### Task brief
Copy everything in the data below exactly except the pictures.

>> Start

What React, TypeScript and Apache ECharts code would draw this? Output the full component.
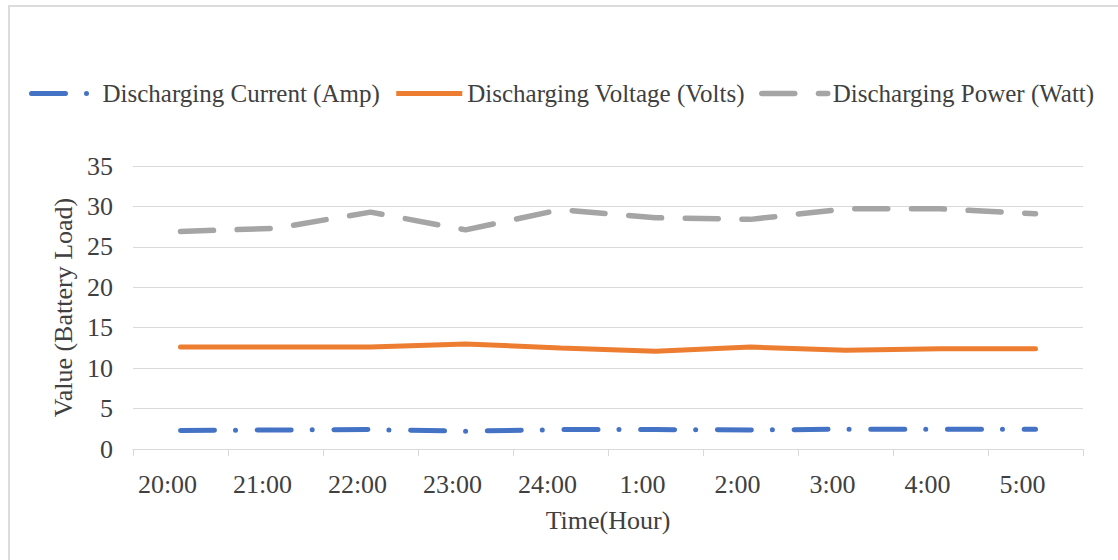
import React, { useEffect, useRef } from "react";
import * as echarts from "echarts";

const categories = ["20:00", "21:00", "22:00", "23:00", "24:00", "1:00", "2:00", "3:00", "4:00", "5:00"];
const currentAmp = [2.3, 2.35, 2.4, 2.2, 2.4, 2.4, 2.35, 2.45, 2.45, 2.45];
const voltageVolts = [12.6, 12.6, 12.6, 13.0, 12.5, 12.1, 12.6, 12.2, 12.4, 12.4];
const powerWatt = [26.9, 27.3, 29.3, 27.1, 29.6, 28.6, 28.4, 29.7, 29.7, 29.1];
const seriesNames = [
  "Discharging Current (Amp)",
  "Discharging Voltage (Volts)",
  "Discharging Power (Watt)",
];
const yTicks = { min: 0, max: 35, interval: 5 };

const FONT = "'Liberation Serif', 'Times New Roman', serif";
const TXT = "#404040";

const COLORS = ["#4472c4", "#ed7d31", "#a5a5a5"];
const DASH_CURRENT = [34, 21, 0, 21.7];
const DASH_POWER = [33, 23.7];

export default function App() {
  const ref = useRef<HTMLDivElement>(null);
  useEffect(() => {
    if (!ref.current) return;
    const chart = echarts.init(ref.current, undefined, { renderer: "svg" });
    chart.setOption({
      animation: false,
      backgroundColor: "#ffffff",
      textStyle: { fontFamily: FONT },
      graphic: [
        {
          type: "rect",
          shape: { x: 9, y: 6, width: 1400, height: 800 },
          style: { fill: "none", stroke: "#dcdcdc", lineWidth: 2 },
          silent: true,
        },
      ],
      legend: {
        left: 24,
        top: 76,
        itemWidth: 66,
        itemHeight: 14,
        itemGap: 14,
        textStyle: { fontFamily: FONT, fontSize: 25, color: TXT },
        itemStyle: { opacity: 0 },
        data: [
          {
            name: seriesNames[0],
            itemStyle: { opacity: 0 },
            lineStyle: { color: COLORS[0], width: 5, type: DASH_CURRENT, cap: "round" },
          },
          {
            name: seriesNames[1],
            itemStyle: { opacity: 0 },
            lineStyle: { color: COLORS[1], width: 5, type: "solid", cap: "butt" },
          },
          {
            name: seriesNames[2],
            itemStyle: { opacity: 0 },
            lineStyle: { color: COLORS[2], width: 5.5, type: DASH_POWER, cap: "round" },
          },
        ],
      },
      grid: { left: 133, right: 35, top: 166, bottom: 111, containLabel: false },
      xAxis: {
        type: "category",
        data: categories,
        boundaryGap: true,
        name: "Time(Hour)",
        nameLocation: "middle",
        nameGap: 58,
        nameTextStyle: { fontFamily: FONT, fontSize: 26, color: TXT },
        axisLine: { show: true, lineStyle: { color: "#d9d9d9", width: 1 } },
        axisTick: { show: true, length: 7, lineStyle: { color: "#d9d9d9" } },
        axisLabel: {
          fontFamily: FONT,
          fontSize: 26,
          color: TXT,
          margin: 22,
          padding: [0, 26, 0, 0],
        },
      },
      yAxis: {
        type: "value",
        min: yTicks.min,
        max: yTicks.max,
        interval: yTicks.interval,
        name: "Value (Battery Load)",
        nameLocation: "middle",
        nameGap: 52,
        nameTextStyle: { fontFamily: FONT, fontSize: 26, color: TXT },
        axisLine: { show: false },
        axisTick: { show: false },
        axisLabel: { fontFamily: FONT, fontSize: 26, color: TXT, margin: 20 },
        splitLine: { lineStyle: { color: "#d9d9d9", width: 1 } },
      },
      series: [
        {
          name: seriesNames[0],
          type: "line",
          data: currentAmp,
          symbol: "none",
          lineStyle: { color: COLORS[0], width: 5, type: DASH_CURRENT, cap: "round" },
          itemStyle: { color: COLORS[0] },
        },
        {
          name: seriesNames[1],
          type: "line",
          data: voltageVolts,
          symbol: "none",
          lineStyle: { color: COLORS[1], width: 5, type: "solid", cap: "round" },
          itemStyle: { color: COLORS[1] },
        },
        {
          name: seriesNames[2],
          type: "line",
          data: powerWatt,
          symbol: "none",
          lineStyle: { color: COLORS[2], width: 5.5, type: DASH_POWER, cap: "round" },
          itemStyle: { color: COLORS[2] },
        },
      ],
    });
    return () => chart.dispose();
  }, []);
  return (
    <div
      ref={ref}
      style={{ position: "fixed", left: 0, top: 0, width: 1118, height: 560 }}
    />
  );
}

>> End

### Solution for this exercise
What React, TypeScript and Apache ECharts code would draw this? Output the full component.
import React, { useEffect, useRef } from "react";
import * as echarts from "echarts";

const categories = ["20:00", "21:00", "22:00", "23:00", "24:00", "1:00", "2:00", "3:00", "4:00", "5:00"];
const currentAmp = [2.3, 2.35, 2.4, 2.2, 2.4, 2.4, 2.35, 2.45, 2.45, 2.45];
const voltageVolts = [12.6, 12.6, 12.6, 13.0, 12.5, 12.1, 12.6, 12.2, 12.4, 12.4];
const powerWatt = [26.9, 27.3, 29.3, 27.1, 29.6, 28.6, 28.4, 29.7, 29.7, 29.1];
const seriesNames = [
  "Discharging Current (Amp)",
  "Discharging Voltage (Volts)",
  "Discharging Power (Watt)",
];
const yTicks = { min: 0, max: 35, interval: 5 };

const FONT = "'Liberation Serif', 'Times New Roman', serif";
const TXT = "#404040";

const COLORS = ["#4472c4", "#ed7d31", "#a5a5a5"];
const DASH_CURRENT = [34, 21, 0, 21.7];
const DASH_POWER = [33, 23.7];

export default function App() {
  const ref = useRef<HTMLDivElement>(null);
  useEffect(() => {
    if (!ref.current) return;
    const chart = echarts.init(ref.current, undefined, { renderer: "svg" });
    chart.setOption({
      animation: false,
      backgroundColor: "#ffffff",
      textStyle: { fontFamily: FONT },
      graphic: [
        {
          type: "rect",
          shape: { x: 9, y: 6, width: 1400, height: 800 },
          style: { fill: "none", stroke: "#dcdcdc", lineWidth: 2 },
          silent: true,
        },
      ],
      legend: {
        left: 24,
        top: 76,
        itemWidth: 66,
        itemHeight: 14,
        itemGap: 14,
        textStyle: { fontFamily: FONT, fontSize: 25, color: TXT },
        itemStyle: { opacity: 0 },
        data: [
          {
            name: seriesNames[0],
            itemStyle: { opacity: 0 },
            lineStyle: { color: COLORS[0], width: 5, type: DASH_CURRENT, cap: "round" },
          },
          {
            name: seriesNames[1],
            itemStyle: { opacity: 0 },
            lineStyle: { color: COLORS[1], width: 5, type: "solid", cap: "butt" },
          },
          {
            name: seriesNames[2],
            itemStyle: { opacity: 0 },
            lineStyle: { color: COLORS[2], width: 5.5, type: DASH_POWER, cap: "round" },
          },
        ],
      },
      grid: { left: 133, right: 35, top: 166, bottom: 111, containLabel: false },
      xAxis: {
        type: "category",
        data: categories,
        boundaryGap: true,
        name: "Time(Hour)",
        nameLocation: "middle",
        nameGap: 58,
        nameTextStyle: { fontFamily: FONT, fontSize: 26, color: TXT },
        axisLine: { show: true, lineStyle: { color: "#d9d9d9", width: 1 } },
        axisTick: { show: true, length: 7, lineStyle: { color: "#d9d9d9" } },
        axisLabel: {
          fontFamily: FONT,
          fontSize: 26,
          color: TXT,
          margin: 22,
          padding: [0, 26, 0, 0],
        },
      },
      yAxis: {
        type: "value",
        min: yTicks.min,
        max: yTicks.max,
        interval: yTicks.interval,
        name: "Value (Battery Load)",
        nameLocation: "middle",
        nameGap: 52,
        nameTextStyle: { fontFamily: FONT, fontSize: 26, color: TXT },
        axisLine: { show: false },
        axisTick: { show: false },
        axisLabel: { fontFamily: FONT, fontSize: 26, color: TXT, margin: 20 },
        splitLine: { lineStyle: { color: "#d9d9d9", width: 1 } },
      },
      series: [
        {
          name: seriesNames[0],
          type: "line",
          data: currentAmp,
          symbol: "none",
          lineStyle: { color: COLORS[0], width: 5, type: DASH_CURRENT, cap: "round" },
          itemStyle: { color: COLORS[0] },
        },
        {
          name: seriesNames[1],
          type: "line",
          data: voltageVolts,
          symbol: "none",
          lineStyle: { color: COLORS[1], width: 5, type: "solid", cap: "round" },
          itemStyle: { color: COLORS[1] },
        },
        {
          name: seriesNames[2],
          type: "line",
          data: powerWatt,
          symbol: "none",
          lineStyle: { color: COLORS[2], width: 5.5, type: DASH_POWER, cap: "round" },
          itemStyle: { color: COLORS[2] },
        },
      ],
    });
    return () => chart.dispose();
  }, []);
  return (
    <div
      ref={ref}
      style={{ position: "fixed", left: 0, top: 0, width: 1118, height: 560 }}
    />
  );
}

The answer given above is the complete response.